Соседские помещики князя боготворили. Он устраивал великолепные охоты с борзыми и гончаками, хотя сам никогда не брал ружья в руки, поил и кормил до отвалу и даже перепившему, наскандалившему гостю не делал никакой укоризны, а заботливо отправлял домой на своих лошадях. У него был великолепный погреб, и, наверное, во всей России не нашлось бы таких квасов, как у Голицына. Из чего только их не готовили! Помимо всех известных квасов, у него подавались шипучие хмельные квасы из заморских фруктов, выращиваемых в оранжереях, с примесью каких-то трав. И была традиция: каждому новому гостю князь с задумчивой полуулыбкой собственноручно подносил кружку кваса, чуть наклонив крупную голову под великолепно расчесанным париком, и говорил душевно: «Извольте, сударь, откушать». С поклоном принимал опорожненную кружку и протягивал платок, чтобы гость отер пену с усов.

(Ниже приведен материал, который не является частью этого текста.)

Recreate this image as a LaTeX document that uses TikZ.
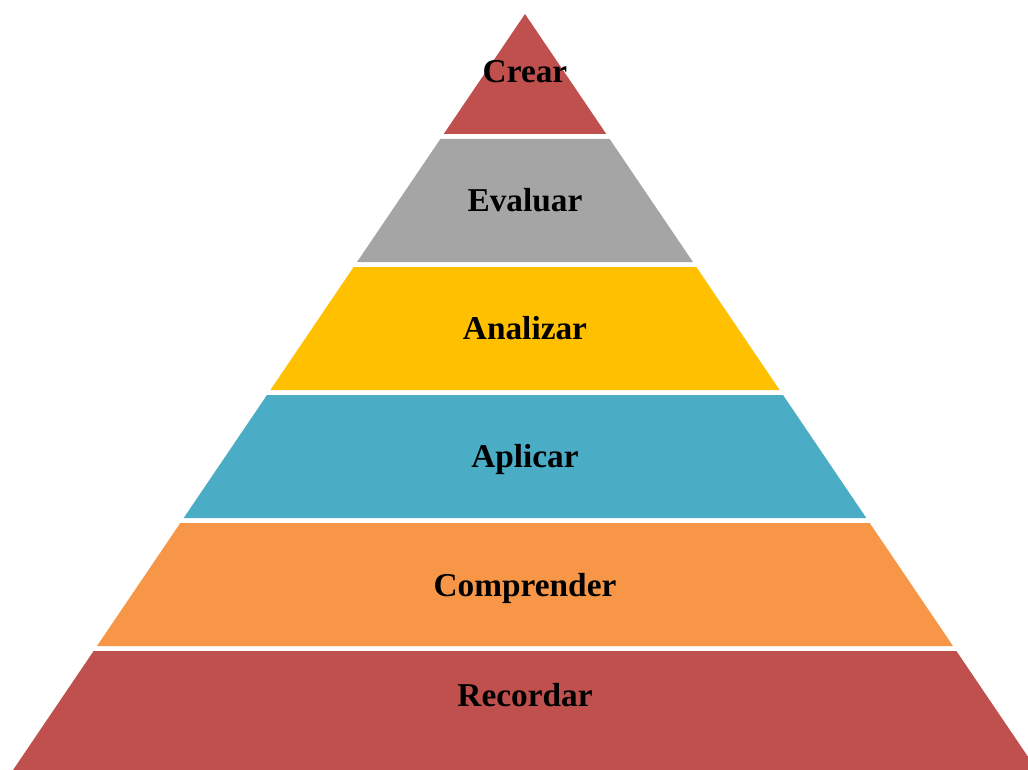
\documentclass[tikz,border=0pt]{standalone}
\usepackage{fontspec}
\setmainfont{Liberation Serif}
\definecolor{cred}{HTML}{C0504D}
\definecolor{cgray}{HTML}{A5A5A5}
\definecolor{cgold}{HTML}{FFC000}
\definecolor{cblue}{HTML}{4BACC6}
\definecolor{corange}{HTML}{F79646}
\newcommand\pyrband[3]{%
  \fill[#3] ({525-(#1-14)*0.6772},#1) -- ({525+(#1-14)*0.6772},#1) --
    ({525+(#2-14)*0.6772},#2) -- ({525-(#2-14)*0.6772},#2) -- cycle;}
\begin{document}
\begin{tikzpicture}[x=0.75pt,y=-0.75pt,
  lbl/.style={font=\bfseries\fontsize{25}{30}\selectfont, anchor=base, inner sep=0pt, text=black}]
\useasboundingbox (0,0) rectangle (1028,770);
\clip (0,0) rectangle (1028,770);
\fill[white] (0,0) rectangle (1028,770);
\pyrband{14}{134}{cred}
\pyrband{139}{262}{cgray}
\pyrband{267}{390}{cgold}
\pyrband{395}{518}{cblue}
\pyrband{523}{646}{corange}
\pyrband{651}{775}{cred}
\node[lbl] (crear) at (525,83) {Crear};
\node[lbl] (evaluar) at (525,211.5) {Evaluar};
\node[lbl] (analizar) at (525,339.5) {Analizar};
\node[lbl] (aplicar) at (525,467.5) {Aplicar};
\node[lbl] (comprender) at (525,596) {Comprender};
\node[lbl] (recordar) at (525,706) {Recordar};
\end{tikzpicture}
\end{document}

Говорили, что императрица Анна пила квас только из его рук, и на эту привилегию никто не смел посягать. Что правда, то правда.
А вообще правды о нем не знали, да и не стремились узнать. Каждое историческое событие становится сперва легендой (еще при жизни современного ему поколения), потом предметом научного изучения, и окончательный образ обретает себя вновь в легенде. Конечно, случались люди, утверждавшие, что блистательный вельможа был шутом при дворе Анны Иоанновны, но это не производило на гостей Голицына обидного для князя впечатления. Бироновщина была овеяна какой-то мистической жутью, пережить то время, да еще вблизи самого Курляндского сатаны, было уже подвигом. А как ты назывался, кем числился, какие муки терпел в страшное огнепальное время, стоит ли разбираться? Лучше почтительно молчать перед страстями, которые по божьей милости не выпали тебе на долю.

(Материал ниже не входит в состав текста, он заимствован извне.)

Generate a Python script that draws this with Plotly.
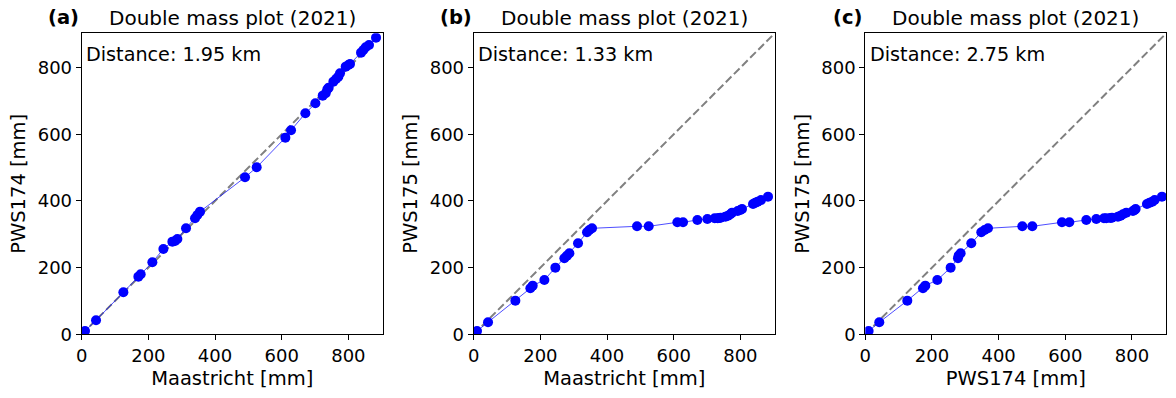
import plotly.graph_objects as go

# Data (cumulative precipitation, mm)
maastricht = [10, 43, 125, 170, 177, 212, 245, 272, 280, 287, 313, 340, 347, 355,
              490, 525, 611, 628, 671, 701, 723, 732, 737, 741, 755, 763, 770, 775,
              792, 800, 805, 838, 845, 852, 862, 883]
pws174 = [10, 42, 126, 173, 180, 216, 256, 278, 280, 286, 318, 348, 358, 368,
          471, 501, 590, 612, 663, 693, 716, 723, 735, 740, 758, 766, 773, 783,
          803, 808, 811, 845, 853, 861, 868, 890]
pws175 = [10, 36, 101, 138, 146, 163, 200, 228, 236, 243, 273, 306, 313, 318,
          324, 324, 336, 336, 343, 346, 348, 348, 349, 350, 353, 356, 360, 365,
          370, 373, 376, 391, 395, 398, 403, 413]

panel_labels = ["(a)", "(b)", "(c)"]
titles = ["Double mass plot (2021)"] * 3
distances = ["Distance: 1.95 km", "Distance: 1.33 km", "Distance: 2.75 km"]
x_titles = ["Maastricht [mm]", "Maastricht [mm]", "PWS174 [mm]"]
y_titles = ["PWS174 [mm]", "PWS175 [mm]", "PWS175 [mm]"]
tick_vals = [0, 200, 400, 600, 800]
axis_max = 903

panels = [(maastricht, pws174), (maastricht, pws175), (pws174, pws175)]

W, H = 1176, 398
x_domains = [(81.7, 382.7), (473.7, 774.7), (865.3, 1166.3)]
y_dom = [(H - 334.3) / H, (H - 33.3) / H]

FONT = "DejaVu Sans"
fig = go.Figure()
layout = dict(
    width=W, height=H,
    margin=dict(l=0, r=0, t=0, b=0),
    paper_bgcolor="white", plot_bgcolor="white",
    showlegend=False,
    font=dict(family=FONT, color="black"),
)
annotations = []
for i, ((xs, ys), (x0, x1)) in enumerate(zip(panels, x_domains)):
    n = "" if i == 0 else str(i + 1)
    xa, ya = "x" + n, "y" + n
    # 1:1 reference line
    fig.add_trace(go.Scatter(x=[0, axis_max], y=[0, axis_max], mode="lines",
                             line=dict(color="gray", width=2, dash="8px,3.5px"),
                             xaxis=xa, yaxis=ya, hoverinfo="skip"))
    fig.add_trace(go.Scatter(x=xs, y=ys, mode="lines+markers",
                             line=dict(color="blue", width=0.7),
                             marker=dict(color="blue", size=10),
                             xaxis=xa, yaxis=ya))
    common = dict(range=[0, axis_max], tickvals=tick_vals, ticks="outside",
                  ticklen=5, tickwidth=1.1, tickcolor="black",
                  showline=True, linecolor="black", linewidth=1.1, mirror=True,
                  showgrid=False, zeroline=False, automargin=False,
                  tickfont=dict(family=FONT, size=18, color="black"))
    layout["xaxis" + n] = dict(common, domain=[x0 / W, x1 / W], anchor=ya,
                               title=dict(text=x_titles[i], standoff=6,
                                          font=dict(family=FONT, size=19.5)))
    layout["yaxis" + n] = dict(common, domain=y_dom, anchor=xa,
                               title=dict(text=y_titles[i], standoff=6,
                                          font=dict(family=FONT, size=19.5)))
    # titles
    annotations.append(dict(text="<b>" + panel_labels[i] + "</b>", xref="paper", yref="paper",
                            x=(x0 - 18) / W, y=(H - 18) / H, xanchor="center", yanchor="middle",
                            showarrow=False, font=dict(family=FONT, size=19.5)))
    annotations.append(dict(text=titles[i], xref="paper", yref="paper",
                            x=(x0 + x1) / 2 / W, y=(H - 18) / H, xanchor="center", yanchor="middle",
                            showarrow=False, font=dict(family=FONT, size=20)))
    annotations.append(dict(text=distances[i], xref=xa + " domain", yref=ya + " domain",
                            x=0.008, y=0.93, xanchor="left", yanchor="middle",
                            showarrow=False, font=dict(family=FONT, size=19.2)))
layout["annotations"] = annotations
fig.update_layout(**layout)
fig.write_html("out.html", config={"displayModeBar": False},
               post_script="document.body.style.margin='0';")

Сам Голицын никогда не говорил о прошлом и умел безмолвно прекращать эти разговоры в своем присутствии, что еще увеличивало общее к нему уважение. Не хотел этот человек ни лавров, ни сострадания, ни восхищения, ни содрогания, он имел мужество существовать в нынешнем своем образе, не озираясь на прошедшее.
Никто не задавался вопросом: счастлив ли хозяин гостеприимных пенатов — это казалось само собой разумеющимся. Если он и претерпел гонения в прошлом, то настоящее все ему возместило.
Сам Михаил Алексеевич был иного мнения на этот счет. Он видел свое счастье в минувшем, когда, закончив шутовскую службу, возвращался к Авдотье Ивановне, срывал парик с потной головы, скидывал пыльный кафтан, и они вдвоем шли париться в ее домовую баньку, и он поддавал пару хлебным квасом.
С годами его меланхолия, не переходившая во что-то болезненное, тягостное для окружающих, стала усиливаться. Однажды Голицын задумался об этом и сделал выводы. Он завел шутов. Кормил и содержал их отменно, но был строговат.